A team of concerned citizens, led by Yashwant Sinha, a senior BJP leader and a former External Affairs Minister, led the delegation which visited Kashmir twice and published its report in January 2017. The Concerned Citizens Group besides Sinha, consisted of Wajahat Habibullah (former Chairman of National Minorities Commission), Air Vice Marshal (Retd.) Kapil Kak, Bharat Bhushan (Editor, CatchNews) and Sushobha Barve (Executive Program Director of Centre for Dialogue and Reconciliation-CDR) as members. The Sinha Report’s recommendations have challenged the decades old position of the Indian Establishment on Kashmir, declaring that the Kashmiris sees it as a political problem, requiring a political solution, while the Indian state is unable to view it outside the national security frame-work. The Report has advised dialogue with the All Parties Hurriyat Conference, Pakistan, and even Syed Salahuddin, the leader of Hizbul Mujahideen. More interestingly, the Report has advised against opposing the CPEC, as Kashmiris regard it as reviving of the old Silk Route.
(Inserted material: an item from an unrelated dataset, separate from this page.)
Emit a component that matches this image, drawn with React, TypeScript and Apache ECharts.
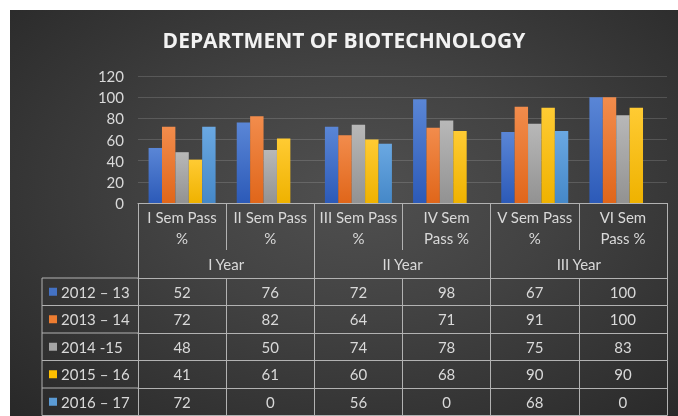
import React, { useEffect, useRef } from "react";
import * as echarts from "echarts";

// ---- data ----
const categories = [
  "I Sem Pass\n%",
  "II Sem Pass\n%",
  "III Sem Pass\n%",
  "IV Sem\nPass %",
  "V Sem Pass\n%",
  "VI Sem\nPass %",
];
const yearGroups = ["I Year", "II Year", "III Year"];
const seriesNames = ["2012 – 13", "2013 – 14", "2014 -15", "2015 – 16", "2016 – 17"];
const s2012 = [52, 76, 72, 98, 67, 100];
const s2013 = [72, 82, 64, 71, 91, 100];
const s2014 = [48, 50, 74, 78, 75, 83];
const s2015 = [41, 61, 60, 68, 90, 90];
const s2016 = [72, 0, 56, 0, 68, 0];
const yMin = 0;
const yMax = 120;
const yStep = 20;

const seriesData = [s2012, s2013, s2014, s2015, s2016];

// ---- styles ----
const baseColors = ["#4472C4", "#ED7D31", "#A5A5A5", "#FFC000", "#5B9BD5"];
const topColors = ["#5a86d6", "#f28c4c", "#b8b8b8", "#ffcb33", "#6aa8e2"];
const bottomColors = ["#2c5ab8", "#e0661a", "#929292", "#efb200", "#4588c8"];
const TEXT = "#d9d9d9";
const LINE = "#b2b2b2";
const FONT = "Lato, 'Open Sans', sans-serif";

const GRID_LEFT = 128;
const GRID_TOP = 66;
const GRID_RIGHT = 11;
const GRID_BOTTOM = 213;
const CHART_H = 406;
const HEADER_H = 47;
const GROUP_H = 28;
const ROW_H = 27.5;
const LEGEND_COL_LEFT = 32;

export default function App() {
  const ref = useRef<HTMLDivElement>(null);

  useEffect(() => {
    if (!ref.current) return;
    const chart = echarts.init(ref.current, undefined, { renderer: "svg" });
    const axisBottomY = CHART_H - GRID_BOTTOM;
    const tableTop = axisBottomY + HEADER_H + GROUP_H;

    const rowAxes = seriesData.map((row, i) => ({
      type: "category",
      gridIndex: 0,
      position: "bottom",
      data: categories,
      offset: HEADER_H + GROUP_H + i * ROW_H,
      axisLine: { show: true, lineStyle: { color: LINE, width: 1 } },
      axisTick: { show: true, length: ROW_H, interval: 0, lineStyle: { color: LINE } },
      axisLabel: {
        interval: 0,
        margin: ROW_H / 2 - 7.5,
        color: TEXT,
        fontSize: 15,
        lineHeight: 15,
        fontFamily: FONT,
        formatter: (_v: string, idx: number) => String(row[idx]),
      },
      splitLine: { show: false },
    }));

    const graphicLines: any[] = [];
    for (let i = 0; i <= seriesData.length; i++) {
      const y = tableTop + i * ROW_H;
      graphicLines.push({
        type: "line",
        shape: { x1: LEGEND_COL_LEFT, y1: y, x2: GRID_LEFT, y2: y },
        style: { stroke: LINE, lineWidth: 1 },
        silent: true,
      });
    }
    graphicLines.push({
      type: "line",
      shape: {
        x1: LEGEND_COL_LEFT,
        y1: tableTop,
        x2: LEGEND_COL_LEFT,
        y2: tableTop + seriesData.length * ROW_H,
      },
      style: { stroke: LINE, lineWidth: 1 },
      silent: true,
    });

    chart.setOption({
      animation: false,
      backgroundColor: "transparent",
      title: {
        text: "DEPARTMENT OF BIOTECHNOLOGY",
        left: "center",
        top: 19,
        padding: 0,
        textStyle: {
          color: "#f2f2f2",
          fontSize: 21,
          lineHeight: 21,
          fontWeight: "bold",
          fontFamily: "'Open Sans', sans-serif",
        },
      },
      legend: {
        orient: "vertical",
        left: LEGEND_COL_LEFT + 7,
        top: tableTop + ROW_H / 2 - 7.5,
        padding: 0,
        itemGap: ROW_H - 15,
        itemWidth: 8,
        itemHeight: 8,
        icon: "rect",
        selectedMode: false,
        textStyle: { color: TEXT, fontSize: 15, lineHeight: 15, fontFamily: FONT, padding: [0, 0, 0, -1] },
        data: seriesNames.map((n, i) => ({ name: n, itemStyle: { color: baseColors[i] } })),
      },
      grid: {
        left: GRID_LEFT,
        top: GRID_TOP,
        right: GRID_RIGHT,
        bottom: GRID_BOTTOM,
        containLabel: false,
      },
      xAxis: [
        {
          type: "category",
          gridIndex: 0,
          position: "bottom",
          data: categories,
          axisLine: { show: true, lineStyle: { color: LINE, width: 1 } },
          axisTick: { show: true, length: HEADER_H, interval: 0, lineStyle: { color: LINE } },
          axisLabel: {
            interval: 0,
            margin: 3.5,
            color: TEXT,
            fontSize: 15,
            lineHeight: 21,
            fontFamily: FONT,
          },
        },
        {
          type: "category",
          gridIndex: 0,
          position: "bottom",
          data: yearGroups,
          offset: HEADER_H,
          axisLine: { show: false },
          axisTick: { show: true, length: GROUP_H, interval: 0, lineStyle: { color: LINE } },
          axisLabel: {
            interval: 0,
            margin: GROUP_H / 2 - 7.5,
            color: TEXT,
            fontSize: 15,
            lineHeight: 15,
            fontFamily: FONT,
          },
        },
        ...rowAxes,
        {
          type: "category",
          gridIndex: 0,
          position: "bottom",
          data: categories,
          offset: HEADER_H + GROUP_H + seriesData.length * ROW_H,
          axisLine: { show: true, lineStyle: { color: LINE, width: 1 } },
          axisTick: { show: false },
          axisLabel: { show: false },
        },
      ],
      yAxis: {
        type: "value",
        min: yMin,
        max: yMax,
        interval: yStep,
        axisLine: { show: false },
        axisTick: { show: false },
        axisLabel: { color: TEXT, fontSize: 15, fontFamily: FONT, margin: 14 },
        splitLine: { lineStyle: { color: "rgba(255,255,255,0.15)", width: 1 } },
      },
      graphic: graphicLines,
      series: seriesData.map((d, i) => ({
        name: seriesNames[i],
        type: "bar",
        xAxisIndex: 0,
        data: d,
        barGap: "0%",
        barCategoryGap: "24%",
        itemStyle: {
          color: new echarts.graphic.LinearGradient(0, 0, 0, 1, [
            { offset: 0, color: topColors[i] },
            { offset: 1, color: bottomColors[i] },
          ]),
        },
      })),
    });

    return () => chart.dispose();
  }, []);

  return (
    <div
      ref={ref}
      style={{
        position: "fixed",
        left: 10,
        top: 10,
        width: 668,
        height: 406,
        background:
          "radial-gradient(ellipse farthest-corner at 52% 45%, #505050 0%, #424242 40%, #282828 100%)",
      }}
    />
  );
}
The Report recommends improving the human rights situation, because the response of the youth to an attempt to maim and blind them into submission, has only led to their celebration of martyrdom. Kashmiris comment that the last great hope was Vajpayee’s suggestion that the Kashmir problem should be solved “within the ambit of humanity”, a point of view very alien to the present Indian government.
A doctor recalled to Al Jazeera his experiences in dealing with patients:
“I received a patient from Kupwara [North Kashmir]. He was hit in both eyes, and we put him on a table to work on him. I gave him a local anesthetic, and so he was very much aware of what was taking place. He asked me: 'Doctor, will I be able to see again?' I assessed the situation in both eyes. The injuries were very grievous, and so I kept silent. He understood, and it was heartbreaking. He said: ‘So I donate both my eyes to the people of Kashmir, particularly to those who can see, yet they are blind. I donate my eyes to the resistance.' That couplet has stayed with me.”
The confrontation between the people and the occupying force of no less than 600,000, is expected to get worse in the spring of 2017. Chief Minister Mehbooba Mufti is aware that the status quo in Kashmir is becoming increasingly untenable, and responding to the news that CPEC will be passing through Azad Kashmir, she has suggested that Indian Kashmir should open up to Central Asia and create an Indian equivalent of CPEC. As the Indian narrative on Kashmir is categorically rejected by Kashmiris, the time has come for the Indian state to think in terms of beating swords into ploughshares.